The Fishbowl Festival runs until March 20 and festival passes have now been reduced to $15 for the second half.

What started out as close to a dozen events soon ballooned into 40 by the time the clock was ticking to start the festival.

“Networking with a fair amount of people, artists and organizations is what made it possible,” said Decter.

People from the local arts community and community organizations like the Indian Friendship Centre, the Neighbourhood Resource Centre or NRC and NORDIK all pitched in with ideas for events and programming when Decter and Dyble first started planning the festival back in December.

“Even though it’s tough to do the festival or demanding, it’s where we want to get to,” Decter said concerning the festival and future of the cafe.

“I see there is a demand for it.
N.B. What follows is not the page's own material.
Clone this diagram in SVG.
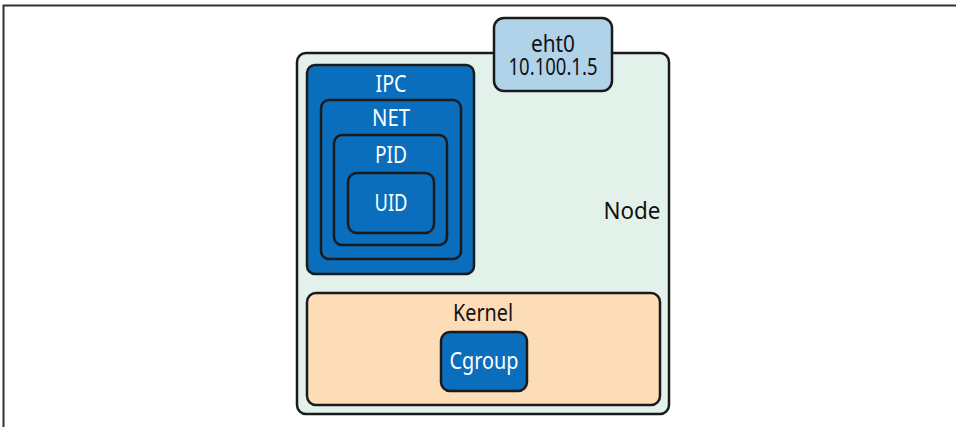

If there’s any support for it in the marketplace i totally want to do that, whether it’s events at the cafe or elsewhere.”

dj-seithTwo of the festival backbones have been Mikey Thomas and Patrick Evans, both celebrating their birthdays this past Sunday under the spinning vinyl doctor himself, DJ Seith.

“There’s a lot of people contributing the content that’s going on,” Thomas said. “It’s cool because it reminds me of my home back in Ohio.”

“How are we going to do all this stuff?,” asked Evans hypothetically. “Then someone signs on board.”

And it’s entertainment for all ages too.

This spring break for highschoolers will be especially full if they make it down to the cafe. There’s programming for them all March break long.

The cafe has been thriving in the Sault’s downtown and it has been a great start to the year for them with their first anniversary of the cafe in January, the Fishbowl Festival and their award for Innovation Social Entrepreneurship from the Sault Ste. Marie Innovation Centre.